Secondly, Cogley has worked out how to incorporate measurements based on advanced surveying methods in the estimate. Traditional techniques for glacier measurement involve drilling a hole in the glacier, inserting a stake, and monitoring how the surface level of the glacier changes. This is expensive, time-consuming, potentially dangerous and manpower-intensive. Direct measurements of this type are available for around 350 glaciers worldwide. Advanced surveying methods, on the other hand, use laser altimeters from planes or satellites to measure glacier elevation. The technique can measure hundreds or even thousands of glaciers relatively easily. Cogley figured out a statistical method for handling the glacier data and for including areas with limited data availability.
"This gives us a valuable payoff because the surveying dataset, which we haven’t been able to use until now, is large and includes many more tidewater glaciers," he explained. "We have long suspected that these glaciers, which calve icebergs directly into the ocean, are losing mass faster than the ordinary ones. It turns out that we were right, and they further increase the estimate for 2001 to 2005 to 1.4 mm per year of equivalent sea-level rise."

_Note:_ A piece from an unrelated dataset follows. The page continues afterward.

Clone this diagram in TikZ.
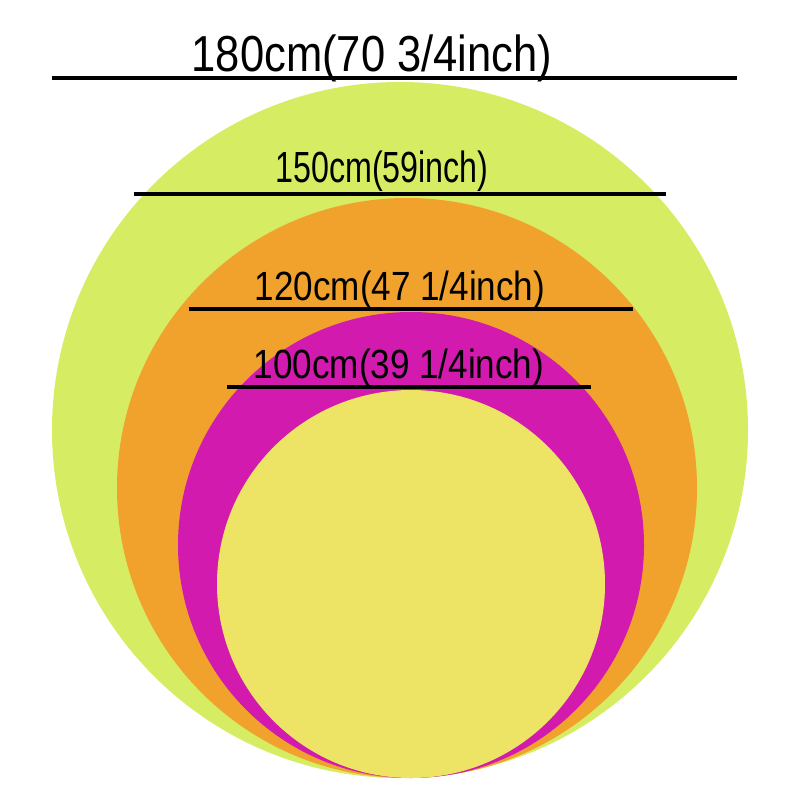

According to Cogley, 2006 was an even worse year for glaciers than 2005. "Knowing what we know about the greenhouse effect, there doesn’t seem to be any reason why the rate of glacier loss shouldn’t keep on increasing until we begin to run out of ice, starting in maybe half a century or so," he said. "The tidewater glaciers are an added puzzle because their behaviour is governed only indirectly by the climate. But, whatever the reason, they are suffering more than the glaciers which terminate on land."
Georg Kaser of the University of Innsbruck led the October 2006 study, with contributions from Mark Dyurgerov and Mark Meier of the University of Colorado and Atsumu Ohmura of the Federal Technical Highschool in Zurich.
Cogley reported on his update to the team’s work at the European Geosciences Union General Assembly in Vienna, Austria.
• Mark Dyurgerov of the University of Colorado and Stockholm University has found that glacier mass balances have been moderately negative since the 1960s with increased loss since the 1980s and a further acceleration of loss since the mid-1990s. For 1993 to 2006 he estimated the trend to faster loss as 11 mm of water per year when averaged over the glacier cover. This translates to an additional sea-level rise of 0.02 mm per year with every passing year.